Search the listing below for the string "script" and show each line that contains it.
** begin Record extracts **
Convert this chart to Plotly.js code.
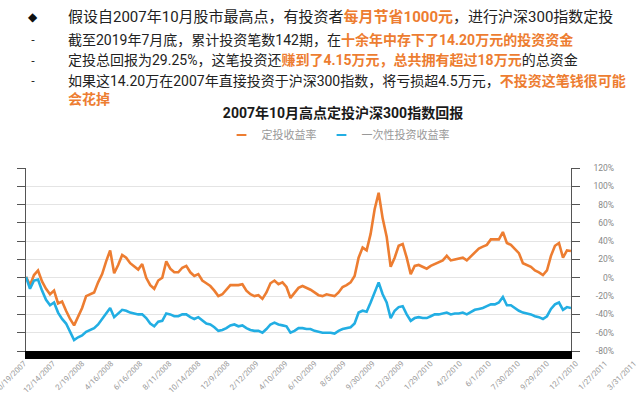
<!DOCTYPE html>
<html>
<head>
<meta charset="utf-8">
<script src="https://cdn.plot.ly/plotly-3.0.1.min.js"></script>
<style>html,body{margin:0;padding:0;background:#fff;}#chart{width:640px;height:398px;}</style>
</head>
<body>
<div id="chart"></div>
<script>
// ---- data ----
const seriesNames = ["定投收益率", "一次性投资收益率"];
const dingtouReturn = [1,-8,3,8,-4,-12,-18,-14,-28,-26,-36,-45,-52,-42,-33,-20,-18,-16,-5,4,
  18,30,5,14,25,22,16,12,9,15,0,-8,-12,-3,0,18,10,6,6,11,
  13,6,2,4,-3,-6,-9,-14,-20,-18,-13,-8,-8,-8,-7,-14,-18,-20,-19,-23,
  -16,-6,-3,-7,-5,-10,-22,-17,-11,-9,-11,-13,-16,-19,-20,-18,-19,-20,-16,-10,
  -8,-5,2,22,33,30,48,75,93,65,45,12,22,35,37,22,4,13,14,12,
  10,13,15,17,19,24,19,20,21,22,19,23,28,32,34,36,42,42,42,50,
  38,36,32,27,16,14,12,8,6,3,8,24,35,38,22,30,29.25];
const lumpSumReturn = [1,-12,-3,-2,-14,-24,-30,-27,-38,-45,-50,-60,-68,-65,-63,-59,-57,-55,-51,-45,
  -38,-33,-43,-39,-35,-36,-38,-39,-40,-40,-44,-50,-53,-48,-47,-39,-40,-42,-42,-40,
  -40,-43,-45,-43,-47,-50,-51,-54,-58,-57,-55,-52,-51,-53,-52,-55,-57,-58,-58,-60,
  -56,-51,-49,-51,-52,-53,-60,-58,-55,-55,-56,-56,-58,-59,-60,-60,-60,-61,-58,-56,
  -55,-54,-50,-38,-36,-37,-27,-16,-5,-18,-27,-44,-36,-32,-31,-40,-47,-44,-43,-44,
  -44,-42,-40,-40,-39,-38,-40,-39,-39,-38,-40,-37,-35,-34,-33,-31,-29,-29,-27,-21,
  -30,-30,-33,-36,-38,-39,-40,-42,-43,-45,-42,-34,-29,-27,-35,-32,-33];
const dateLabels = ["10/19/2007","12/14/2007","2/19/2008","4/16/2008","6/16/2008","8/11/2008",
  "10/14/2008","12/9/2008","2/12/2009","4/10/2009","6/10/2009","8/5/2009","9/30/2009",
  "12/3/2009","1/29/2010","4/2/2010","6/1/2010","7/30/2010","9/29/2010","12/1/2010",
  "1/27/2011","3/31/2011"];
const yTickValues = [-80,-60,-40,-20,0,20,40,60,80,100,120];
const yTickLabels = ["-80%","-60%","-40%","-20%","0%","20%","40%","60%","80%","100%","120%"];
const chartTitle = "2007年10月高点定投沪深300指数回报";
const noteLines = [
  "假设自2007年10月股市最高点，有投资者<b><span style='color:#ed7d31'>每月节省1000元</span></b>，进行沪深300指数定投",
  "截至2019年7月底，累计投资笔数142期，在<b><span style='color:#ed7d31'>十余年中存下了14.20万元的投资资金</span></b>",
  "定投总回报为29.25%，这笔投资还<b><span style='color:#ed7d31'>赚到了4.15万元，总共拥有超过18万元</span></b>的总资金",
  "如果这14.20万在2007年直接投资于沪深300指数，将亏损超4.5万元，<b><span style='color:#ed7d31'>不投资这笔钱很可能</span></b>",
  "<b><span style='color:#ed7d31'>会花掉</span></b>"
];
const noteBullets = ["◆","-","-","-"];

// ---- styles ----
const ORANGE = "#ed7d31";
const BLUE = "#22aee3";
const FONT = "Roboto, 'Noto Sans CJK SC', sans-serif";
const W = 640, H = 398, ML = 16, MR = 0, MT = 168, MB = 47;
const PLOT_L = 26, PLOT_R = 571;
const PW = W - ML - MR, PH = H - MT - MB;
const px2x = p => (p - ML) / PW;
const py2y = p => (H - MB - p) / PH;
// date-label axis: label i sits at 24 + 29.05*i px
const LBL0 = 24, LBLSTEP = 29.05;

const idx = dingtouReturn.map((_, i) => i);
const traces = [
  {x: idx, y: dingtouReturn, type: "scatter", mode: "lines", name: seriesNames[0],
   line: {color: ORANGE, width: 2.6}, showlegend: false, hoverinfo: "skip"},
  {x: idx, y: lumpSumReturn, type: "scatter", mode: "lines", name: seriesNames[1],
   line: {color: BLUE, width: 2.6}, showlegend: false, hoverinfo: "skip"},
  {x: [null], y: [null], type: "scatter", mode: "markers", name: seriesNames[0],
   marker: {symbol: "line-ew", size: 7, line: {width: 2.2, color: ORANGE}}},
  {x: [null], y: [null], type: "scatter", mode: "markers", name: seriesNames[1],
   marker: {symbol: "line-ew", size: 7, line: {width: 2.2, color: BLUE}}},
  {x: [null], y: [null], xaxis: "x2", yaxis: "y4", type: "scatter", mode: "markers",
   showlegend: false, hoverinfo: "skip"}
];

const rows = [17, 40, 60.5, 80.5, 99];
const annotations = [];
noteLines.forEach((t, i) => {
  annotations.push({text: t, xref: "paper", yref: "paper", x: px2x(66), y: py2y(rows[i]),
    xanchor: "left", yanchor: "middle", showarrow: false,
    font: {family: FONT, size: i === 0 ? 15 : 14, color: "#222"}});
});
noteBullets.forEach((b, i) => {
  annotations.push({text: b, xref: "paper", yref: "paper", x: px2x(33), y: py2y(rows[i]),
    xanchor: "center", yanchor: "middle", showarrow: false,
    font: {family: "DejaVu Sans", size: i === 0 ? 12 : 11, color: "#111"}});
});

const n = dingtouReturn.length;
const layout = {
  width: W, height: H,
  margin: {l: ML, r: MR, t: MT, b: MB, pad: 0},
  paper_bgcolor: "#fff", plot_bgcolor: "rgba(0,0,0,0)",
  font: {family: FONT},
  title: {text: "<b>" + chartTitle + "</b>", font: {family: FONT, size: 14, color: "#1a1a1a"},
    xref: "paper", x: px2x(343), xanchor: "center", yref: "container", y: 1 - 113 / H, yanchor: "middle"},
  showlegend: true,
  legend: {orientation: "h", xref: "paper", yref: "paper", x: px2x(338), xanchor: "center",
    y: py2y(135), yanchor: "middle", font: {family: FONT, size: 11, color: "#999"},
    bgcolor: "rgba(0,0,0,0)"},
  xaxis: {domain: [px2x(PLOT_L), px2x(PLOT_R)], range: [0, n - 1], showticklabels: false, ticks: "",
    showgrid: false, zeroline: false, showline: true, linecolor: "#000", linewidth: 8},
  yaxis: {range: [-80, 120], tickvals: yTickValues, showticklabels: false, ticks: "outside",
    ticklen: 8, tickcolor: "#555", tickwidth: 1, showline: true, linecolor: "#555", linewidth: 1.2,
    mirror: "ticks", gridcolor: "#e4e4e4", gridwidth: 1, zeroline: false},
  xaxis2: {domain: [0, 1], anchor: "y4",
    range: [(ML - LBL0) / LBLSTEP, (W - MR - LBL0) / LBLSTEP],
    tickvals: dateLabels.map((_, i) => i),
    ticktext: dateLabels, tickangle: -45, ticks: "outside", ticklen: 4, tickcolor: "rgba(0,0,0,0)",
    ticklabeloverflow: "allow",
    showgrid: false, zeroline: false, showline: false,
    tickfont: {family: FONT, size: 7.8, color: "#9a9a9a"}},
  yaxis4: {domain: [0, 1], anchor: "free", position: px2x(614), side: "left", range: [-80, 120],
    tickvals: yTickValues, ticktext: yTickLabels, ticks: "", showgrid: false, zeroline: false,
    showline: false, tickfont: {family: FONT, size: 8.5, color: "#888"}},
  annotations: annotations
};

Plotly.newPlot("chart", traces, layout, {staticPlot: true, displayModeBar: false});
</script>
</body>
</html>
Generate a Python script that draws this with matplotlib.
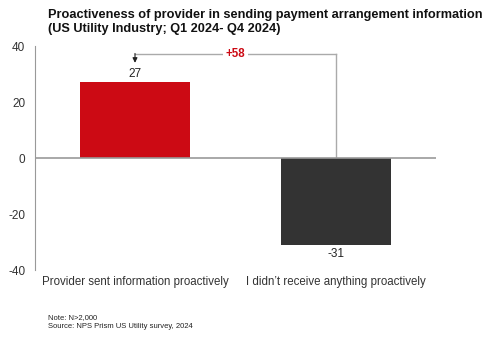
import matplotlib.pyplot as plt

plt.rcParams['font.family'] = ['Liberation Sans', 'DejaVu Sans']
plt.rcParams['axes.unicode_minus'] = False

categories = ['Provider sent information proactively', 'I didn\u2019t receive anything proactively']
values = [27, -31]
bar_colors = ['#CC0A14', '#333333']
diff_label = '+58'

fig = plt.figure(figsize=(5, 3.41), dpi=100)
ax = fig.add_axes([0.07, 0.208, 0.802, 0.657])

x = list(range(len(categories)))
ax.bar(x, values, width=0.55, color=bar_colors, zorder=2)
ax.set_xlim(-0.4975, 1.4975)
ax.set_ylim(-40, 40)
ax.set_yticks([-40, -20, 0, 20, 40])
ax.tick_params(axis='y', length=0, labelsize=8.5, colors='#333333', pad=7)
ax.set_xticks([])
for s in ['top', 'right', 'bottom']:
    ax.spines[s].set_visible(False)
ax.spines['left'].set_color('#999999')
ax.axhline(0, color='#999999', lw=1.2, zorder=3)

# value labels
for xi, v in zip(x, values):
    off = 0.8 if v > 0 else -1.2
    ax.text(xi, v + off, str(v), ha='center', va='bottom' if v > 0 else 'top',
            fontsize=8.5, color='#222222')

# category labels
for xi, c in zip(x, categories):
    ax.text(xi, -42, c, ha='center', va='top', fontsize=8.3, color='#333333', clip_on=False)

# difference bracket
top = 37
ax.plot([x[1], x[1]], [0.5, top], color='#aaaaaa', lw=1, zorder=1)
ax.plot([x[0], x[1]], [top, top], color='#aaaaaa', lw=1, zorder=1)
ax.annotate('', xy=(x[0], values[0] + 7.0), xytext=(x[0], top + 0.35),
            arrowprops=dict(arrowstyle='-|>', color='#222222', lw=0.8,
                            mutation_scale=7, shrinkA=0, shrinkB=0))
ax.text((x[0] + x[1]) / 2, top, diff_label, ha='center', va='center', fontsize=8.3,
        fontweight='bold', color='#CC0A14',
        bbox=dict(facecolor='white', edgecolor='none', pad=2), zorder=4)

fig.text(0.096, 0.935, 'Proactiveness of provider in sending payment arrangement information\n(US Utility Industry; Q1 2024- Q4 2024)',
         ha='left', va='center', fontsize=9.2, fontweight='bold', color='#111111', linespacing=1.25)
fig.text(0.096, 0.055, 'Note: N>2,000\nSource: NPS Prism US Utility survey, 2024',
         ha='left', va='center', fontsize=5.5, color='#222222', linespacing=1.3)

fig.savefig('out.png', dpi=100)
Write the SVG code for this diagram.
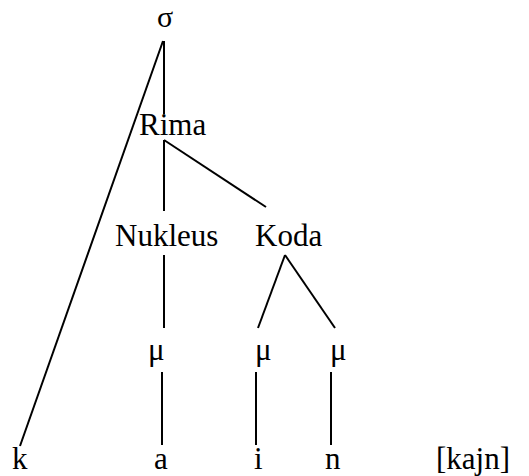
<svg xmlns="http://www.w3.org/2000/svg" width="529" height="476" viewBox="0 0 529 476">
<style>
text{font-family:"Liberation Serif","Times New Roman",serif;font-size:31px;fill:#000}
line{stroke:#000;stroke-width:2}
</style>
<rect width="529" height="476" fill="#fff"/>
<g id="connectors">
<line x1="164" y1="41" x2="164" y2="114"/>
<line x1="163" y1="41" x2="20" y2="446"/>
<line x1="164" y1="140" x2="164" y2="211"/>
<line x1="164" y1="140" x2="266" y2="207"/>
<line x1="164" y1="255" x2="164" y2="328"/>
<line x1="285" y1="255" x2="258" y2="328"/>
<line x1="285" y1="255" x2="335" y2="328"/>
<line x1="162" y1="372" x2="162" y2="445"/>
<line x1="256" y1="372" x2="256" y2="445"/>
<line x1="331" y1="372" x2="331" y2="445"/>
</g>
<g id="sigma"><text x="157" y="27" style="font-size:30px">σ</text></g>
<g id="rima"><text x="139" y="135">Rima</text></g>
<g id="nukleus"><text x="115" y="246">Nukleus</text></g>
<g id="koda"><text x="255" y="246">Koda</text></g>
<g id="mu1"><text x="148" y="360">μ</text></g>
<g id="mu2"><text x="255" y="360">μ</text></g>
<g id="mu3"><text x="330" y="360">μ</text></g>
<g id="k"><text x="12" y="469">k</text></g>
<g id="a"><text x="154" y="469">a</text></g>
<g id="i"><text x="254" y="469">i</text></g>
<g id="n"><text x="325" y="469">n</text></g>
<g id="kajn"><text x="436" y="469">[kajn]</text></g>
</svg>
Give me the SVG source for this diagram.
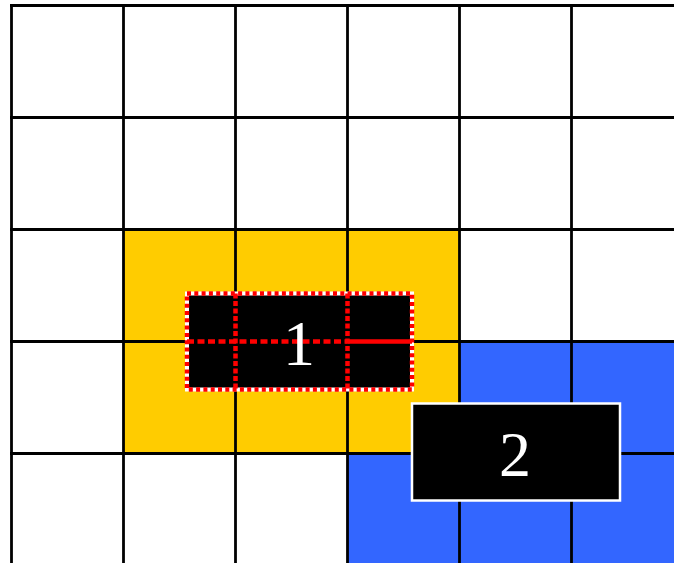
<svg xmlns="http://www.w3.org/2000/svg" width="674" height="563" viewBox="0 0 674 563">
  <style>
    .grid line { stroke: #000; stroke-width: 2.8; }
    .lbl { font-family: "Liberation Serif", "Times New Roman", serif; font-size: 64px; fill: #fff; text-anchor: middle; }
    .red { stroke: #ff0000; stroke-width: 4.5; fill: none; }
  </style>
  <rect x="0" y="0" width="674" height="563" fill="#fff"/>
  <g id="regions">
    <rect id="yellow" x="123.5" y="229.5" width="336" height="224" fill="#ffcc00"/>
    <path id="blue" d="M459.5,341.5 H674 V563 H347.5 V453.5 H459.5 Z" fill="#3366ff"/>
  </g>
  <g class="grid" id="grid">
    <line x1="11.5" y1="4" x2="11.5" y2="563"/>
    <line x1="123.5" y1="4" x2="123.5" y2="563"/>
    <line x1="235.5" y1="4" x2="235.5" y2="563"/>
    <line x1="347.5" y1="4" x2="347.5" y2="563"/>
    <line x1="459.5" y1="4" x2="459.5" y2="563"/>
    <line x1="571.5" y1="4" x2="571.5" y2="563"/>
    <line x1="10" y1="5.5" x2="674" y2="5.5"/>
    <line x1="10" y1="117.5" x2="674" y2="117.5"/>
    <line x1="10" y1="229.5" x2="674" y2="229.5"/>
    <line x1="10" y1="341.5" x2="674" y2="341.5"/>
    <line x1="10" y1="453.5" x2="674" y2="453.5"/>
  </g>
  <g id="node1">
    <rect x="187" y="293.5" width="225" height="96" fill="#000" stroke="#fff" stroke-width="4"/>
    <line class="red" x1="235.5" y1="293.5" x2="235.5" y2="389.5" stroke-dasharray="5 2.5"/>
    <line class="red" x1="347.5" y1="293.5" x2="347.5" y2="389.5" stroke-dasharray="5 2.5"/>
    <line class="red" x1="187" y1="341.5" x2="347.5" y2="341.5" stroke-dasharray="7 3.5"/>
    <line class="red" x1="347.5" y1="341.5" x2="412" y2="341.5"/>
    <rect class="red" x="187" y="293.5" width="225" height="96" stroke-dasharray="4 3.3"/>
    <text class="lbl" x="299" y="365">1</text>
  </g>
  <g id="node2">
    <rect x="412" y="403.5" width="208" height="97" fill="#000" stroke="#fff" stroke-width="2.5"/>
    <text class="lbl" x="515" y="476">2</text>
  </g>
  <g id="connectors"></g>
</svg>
** end Record extracts **
### Solution to this task
<script src="https://cdn.plot.ly/plotly-3.0.1.min.js"></script>
<script>
</script>
Generate a Python script that draws this with matplotlib.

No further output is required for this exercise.